* **Set exercise**
Skip the pictures, please, and write out exactly the lines from the opening of the data through the line containing "1.80, 1.88, 1.95];".

* **Source excerpt**
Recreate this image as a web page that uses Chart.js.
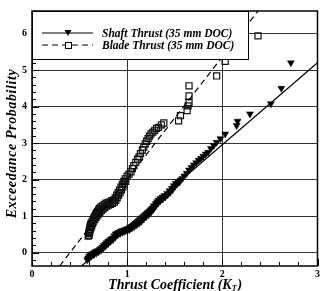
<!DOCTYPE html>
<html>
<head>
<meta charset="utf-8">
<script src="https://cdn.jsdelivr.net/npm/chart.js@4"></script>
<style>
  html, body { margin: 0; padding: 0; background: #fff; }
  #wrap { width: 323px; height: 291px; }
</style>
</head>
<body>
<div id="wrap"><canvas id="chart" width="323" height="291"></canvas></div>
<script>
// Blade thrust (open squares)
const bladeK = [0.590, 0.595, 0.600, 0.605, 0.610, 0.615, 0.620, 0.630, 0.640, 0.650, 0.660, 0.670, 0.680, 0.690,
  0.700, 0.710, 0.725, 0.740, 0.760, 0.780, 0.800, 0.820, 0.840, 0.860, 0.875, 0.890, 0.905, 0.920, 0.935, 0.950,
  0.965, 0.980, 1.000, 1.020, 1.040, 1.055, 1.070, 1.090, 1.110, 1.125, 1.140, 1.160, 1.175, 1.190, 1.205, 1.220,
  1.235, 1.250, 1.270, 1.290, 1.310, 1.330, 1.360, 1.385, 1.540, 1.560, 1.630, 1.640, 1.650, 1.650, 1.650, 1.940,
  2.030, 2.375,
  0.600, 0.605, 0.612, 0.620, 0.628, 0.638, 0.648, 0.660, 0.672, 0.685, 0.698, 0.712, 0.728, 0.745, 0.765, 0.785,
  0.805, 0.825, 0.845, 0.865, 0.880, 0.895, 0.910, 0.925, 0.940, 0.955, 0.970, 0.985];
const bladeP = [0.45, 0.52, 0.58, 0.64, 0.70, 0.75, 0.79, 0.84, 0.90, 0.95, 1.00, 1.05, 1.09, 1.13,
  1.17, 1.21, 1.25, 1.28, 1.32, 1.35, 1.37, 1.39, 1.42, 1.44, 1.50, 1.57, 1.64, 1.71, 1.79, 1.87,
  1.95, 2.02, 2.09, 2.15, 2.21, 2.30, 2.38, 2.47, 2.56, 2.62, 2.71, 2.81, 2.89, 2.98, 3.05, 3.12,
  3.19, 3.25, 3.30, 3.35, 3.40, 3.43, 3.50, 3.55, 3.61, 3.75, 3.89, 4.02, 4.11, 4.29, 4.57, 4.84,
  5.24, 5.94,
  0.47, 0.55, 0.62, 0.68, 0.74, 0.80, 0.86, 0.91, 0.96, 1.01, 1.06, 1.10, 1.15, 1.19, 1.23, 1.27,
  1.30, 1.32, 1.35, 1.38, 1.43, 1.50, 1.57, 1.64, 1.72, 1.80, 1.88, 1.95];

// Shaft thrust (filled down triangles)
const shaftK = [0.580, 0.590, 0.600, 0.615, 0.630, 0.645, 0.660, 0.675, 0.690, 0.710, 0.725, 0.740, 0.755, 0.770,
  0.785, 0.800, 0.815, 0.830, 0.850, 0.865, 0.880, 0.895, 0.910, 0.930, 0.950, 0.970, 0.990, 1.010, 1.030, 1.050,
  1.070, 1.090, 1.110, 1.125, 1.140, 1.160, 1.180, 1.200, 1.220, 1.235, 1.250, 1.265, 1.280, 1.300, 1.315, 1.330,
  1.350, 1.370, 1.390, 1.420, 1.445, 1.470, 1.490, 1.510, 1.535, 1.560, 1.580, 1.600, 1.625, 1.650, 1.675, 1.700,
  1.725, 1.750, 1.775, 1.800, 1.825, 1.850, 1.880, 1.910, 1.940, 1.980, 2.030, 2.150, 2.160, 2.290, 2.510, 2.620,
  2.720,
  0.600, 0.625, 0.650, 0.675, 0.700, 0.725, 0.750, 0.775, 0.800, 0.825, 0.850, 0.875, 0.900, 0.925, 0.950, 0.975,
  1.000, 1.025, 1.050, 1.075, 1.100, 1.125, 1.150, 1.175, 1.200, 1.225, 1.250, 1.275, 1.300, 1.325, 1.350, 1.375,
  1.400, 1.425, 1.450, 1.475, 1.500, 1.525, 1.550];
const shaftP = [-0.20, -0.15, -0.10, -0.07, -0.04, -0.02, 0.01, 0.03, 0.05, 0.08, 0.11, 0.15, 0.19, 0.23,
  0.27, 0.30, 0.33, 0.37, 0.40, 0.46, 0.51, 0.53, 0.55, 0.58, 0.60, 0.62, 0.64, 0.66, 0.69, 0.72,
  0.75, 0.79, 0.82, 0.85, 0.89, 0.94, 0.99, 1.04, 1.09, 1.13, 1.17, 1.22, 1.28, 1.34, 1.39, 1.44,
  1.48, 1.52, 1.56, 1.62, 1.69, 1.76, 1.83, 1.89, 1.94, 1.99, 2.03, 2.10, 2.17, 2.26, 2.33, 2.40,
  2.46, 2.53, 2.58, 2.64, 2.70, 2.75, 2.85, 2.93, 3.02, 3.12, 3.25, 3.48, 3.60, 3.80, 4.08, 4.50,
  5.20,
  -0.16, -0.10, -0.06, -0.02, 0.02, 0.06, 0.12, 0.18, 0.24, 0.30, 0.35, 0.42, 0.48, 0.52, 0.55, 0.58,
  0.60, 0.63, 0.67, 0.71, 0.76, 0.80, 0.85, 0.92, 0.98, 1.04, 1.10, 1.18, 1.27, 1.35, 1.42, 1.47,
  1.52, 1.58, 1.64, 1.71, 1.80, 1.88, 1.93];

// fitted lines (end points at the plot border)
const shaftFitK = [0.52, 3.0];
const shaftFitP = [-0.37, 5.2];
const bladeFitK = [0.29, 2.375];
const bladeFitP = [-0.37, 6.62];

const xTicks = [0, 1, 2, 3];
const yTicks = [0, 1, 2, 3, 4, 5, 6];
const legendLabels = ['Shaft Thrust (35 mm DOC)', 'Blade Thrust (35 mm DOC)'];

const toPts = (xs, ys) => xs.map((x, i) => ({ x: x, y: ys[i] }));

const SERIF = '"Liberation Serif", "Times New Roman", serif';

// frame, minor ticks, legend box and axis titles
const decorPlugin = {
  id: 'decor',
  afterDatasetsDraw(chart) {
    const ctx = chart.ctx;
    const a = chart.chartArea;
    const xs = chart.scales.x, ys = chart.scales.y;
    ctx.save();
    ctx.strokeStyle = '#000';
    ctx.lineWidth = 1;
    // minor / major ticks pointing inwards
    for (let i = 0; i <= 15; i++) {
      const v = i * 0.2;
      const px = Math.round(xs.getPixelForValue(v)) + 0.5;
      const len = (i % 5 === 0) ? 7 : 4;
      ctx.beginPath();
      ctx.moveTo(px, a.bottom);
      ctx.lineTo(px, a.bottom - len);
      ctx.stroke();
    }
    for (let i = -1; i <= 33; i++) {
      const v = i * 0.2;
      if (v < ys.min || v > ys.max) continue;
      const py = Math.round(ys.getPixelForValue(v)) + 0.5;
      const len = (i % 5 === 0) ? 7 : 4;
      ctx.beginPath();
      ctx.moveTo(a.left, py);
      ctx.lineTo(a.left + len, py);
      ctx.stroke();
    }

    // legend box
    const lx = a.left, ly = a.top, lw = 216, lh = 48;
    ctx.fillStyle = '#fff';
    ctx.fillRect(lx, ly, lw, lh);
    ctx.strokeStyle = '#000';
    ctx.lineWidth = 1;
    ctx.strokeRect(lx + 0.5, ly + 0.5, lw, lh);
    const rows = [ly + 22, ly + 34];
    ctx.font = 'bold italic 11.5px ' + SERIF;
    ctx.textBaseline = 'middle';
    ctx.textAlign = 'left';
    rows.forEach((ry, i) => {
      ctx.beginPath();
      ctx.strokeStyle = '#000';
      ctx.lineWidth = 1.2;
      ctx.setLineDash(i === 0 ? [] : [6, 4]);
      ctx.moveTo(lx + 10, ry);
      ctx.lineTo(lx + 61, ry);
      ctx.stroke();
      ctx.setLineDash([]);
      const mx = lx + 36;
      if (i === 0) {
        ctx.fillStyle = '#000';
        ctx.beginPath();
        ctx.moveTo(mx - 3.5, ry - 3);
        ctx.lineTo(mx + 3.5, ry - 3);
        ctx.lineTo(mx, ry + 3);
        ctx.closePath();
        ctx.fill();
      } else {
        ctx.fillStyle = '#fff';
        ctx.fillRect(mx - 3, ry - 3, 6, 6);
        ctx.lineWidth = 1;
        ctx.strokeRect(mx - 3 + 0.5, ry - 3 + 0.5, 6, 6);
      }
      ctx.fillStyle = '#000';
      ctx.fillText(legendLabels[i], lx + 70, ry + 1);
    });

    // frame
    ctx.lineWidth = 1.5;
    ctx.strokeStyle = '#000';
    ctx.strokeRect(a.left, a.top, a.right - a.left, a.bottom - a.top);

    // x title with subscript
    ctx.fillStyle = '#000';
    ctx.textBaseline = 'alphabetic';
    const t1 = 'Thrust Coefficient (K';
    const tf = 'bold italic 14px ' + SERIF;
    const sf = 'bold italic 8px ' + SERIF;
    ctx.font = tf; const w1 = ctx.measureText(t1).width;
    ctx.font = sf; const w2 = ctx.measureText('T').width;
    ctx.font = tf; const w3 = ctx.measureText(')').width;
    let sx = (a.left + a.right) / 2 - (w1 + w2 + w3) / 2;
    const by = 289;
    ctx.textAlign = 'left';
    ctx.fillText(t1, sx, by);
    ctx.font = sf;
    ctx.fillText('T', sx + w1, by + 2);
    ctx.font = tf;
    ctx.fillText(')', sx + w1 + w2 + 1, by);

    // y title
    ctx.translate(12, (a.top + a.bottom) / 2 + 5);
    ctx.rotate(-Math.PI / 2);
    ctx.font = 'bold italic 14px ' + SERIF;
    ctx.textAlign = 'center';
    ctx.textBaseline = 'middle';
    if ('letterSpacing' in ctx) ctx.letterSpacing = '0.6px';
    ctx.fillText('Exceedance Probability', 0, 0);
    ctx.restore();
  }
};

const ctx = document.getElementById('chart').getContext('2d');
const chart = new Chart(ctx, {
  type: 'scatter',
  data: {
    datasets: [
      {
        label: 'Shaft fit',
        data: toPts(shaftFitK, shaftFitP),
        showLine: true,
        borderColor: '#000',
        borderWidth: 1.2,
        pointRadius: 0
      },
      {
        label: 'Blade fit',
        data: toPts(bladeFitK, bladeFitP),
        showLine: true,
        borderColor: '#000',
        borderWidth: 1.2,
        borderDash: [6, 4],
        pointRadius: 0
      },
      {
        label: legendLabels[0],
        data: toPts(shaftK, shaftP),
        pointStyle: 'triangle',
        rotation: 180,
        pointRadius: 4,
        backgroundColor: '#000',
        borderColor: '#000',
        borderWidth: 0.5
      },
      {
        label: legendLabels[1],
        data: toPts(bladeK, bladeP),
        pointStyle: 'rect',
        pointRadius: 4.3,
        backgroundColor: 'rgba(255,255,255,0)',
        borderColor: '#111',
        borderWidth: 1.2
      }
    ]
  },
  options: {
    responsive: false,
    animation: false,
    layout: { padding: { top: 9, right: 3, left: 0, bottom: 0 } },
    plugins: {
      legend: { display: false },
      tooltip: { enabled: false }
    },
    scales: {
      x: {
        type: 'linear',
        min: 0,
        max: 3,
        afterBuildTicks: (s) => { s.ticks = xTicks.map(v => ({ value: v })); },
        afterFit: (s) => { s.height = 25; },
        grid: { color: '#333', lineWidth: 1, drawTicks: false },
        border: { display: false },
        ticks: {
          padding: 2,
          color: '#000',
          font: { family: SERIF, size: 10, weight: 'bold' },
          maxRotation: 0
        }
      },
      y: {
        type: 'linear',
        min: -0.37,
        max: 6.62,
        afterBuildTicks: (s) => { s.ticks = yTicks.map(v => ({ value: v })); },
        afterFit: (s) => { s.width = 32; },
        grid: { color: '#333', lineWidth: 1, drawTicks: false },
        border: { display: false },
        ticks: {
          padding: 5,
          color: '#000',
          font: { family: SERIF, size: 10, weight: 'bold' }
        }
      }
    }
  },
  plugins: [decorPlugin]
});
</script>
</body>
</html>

* **Exercise response**
Recreate this image as a web page that uses Chart.js.
<!DOCTYPE html>
<html>
<head>
<meta charset="utf-8">
<script src="https://cdn.jsdelivr.net/npm/chart.js@4"></script>
<style>
  html, body { margin: 0; padding: 0; background: #fff; }
  #wrap { width: 323px; height: 291px; }
</style>
</head>
<body>
<div id="wrap"><canvas id="chart" width="323" height="291"></canvas></div>
<script>
// Blade thrust (open squares)
const bladeK = [0.590, 0.595, 0.600, 0.605, 0.610, 0.615, 0.620, 0.630, 0.640, 0.650, 0.660, 0.670, 0.680, 0.690,
  0.700, 0.710, 0.725, 0.740, 0.760, 0.780, 0.800, 0.820, 0.840, 0.860, 0.875, 0.890, 0.905, 0.920, 0.935, 0.950,
  0.965, 0.980, 1.000, 1.020, 1.040, 1.055, 1.070, 1.090, 1.110, 1.125, 1.140, 1.160, 1.175, 1.190, 1.205, 1.220,
  1.235, 1.250, 1.270, 1.290, 1.310, 1.330, 1.360, 1.385, 1.540, 1.560, 1.630, 1.640, 1.650, 1.650, 1.650, 1.940,
  2.030, 2.375,
  0.600, 0.605, 0.612, 0.620, 0.628, 0.638, 0.648, 0.660, 0.672, 0.685, 0.698, 0.712, 0.728, 0.745, 0.765, 0.785,
  0.805, 0.825, 0.845, 0.865, 0.880, 0.895, 0.910, 0.925, 0.940, 0.955, 0.970, 0.985];
const bladeP = [0.45, 0.52, 0.58, 0.64, 0.70, 0.75, 0.79, 0.84, 0.90, 0.95, 1.00, 1.05, 1.09, 1.13,
  1.17, 1.21, 1.25, 1.28, 1.32, 1.35, 1.37, 1.39, 1.42, 1.44, 1.50, 1.57, 1.64, 1.71, 1.79, 1.87,
  1.95, 2.02, 2.09, 2.15, 2.21, 2.30, 2.38, 2.47, 2.56, 2.62, 2.71, 2.81, 2.89, 2.98, 3.05, 3.12,
  3.19, 3.25, 3.30, 3.35, 3.40, 3.43, 3.50, 3.55, 3.61, 3.75, 3.89, 4.02, 4.11, 4.29, 4.57, 4.84,
  5.24, 5.94,
  0.47, 0.55, 0.62, 0.68, 0.74, 0.80, 0.86, 0.91, 0.96, 1.01, 1.06, 1.10, 1.15, 1.19, 1.23, 1.27,
  1.30, 1.32, 1.35, 1.38, 1.43, 1.50, 1.57, 1.64, 1.72, 1.80, 1.88, 1.95];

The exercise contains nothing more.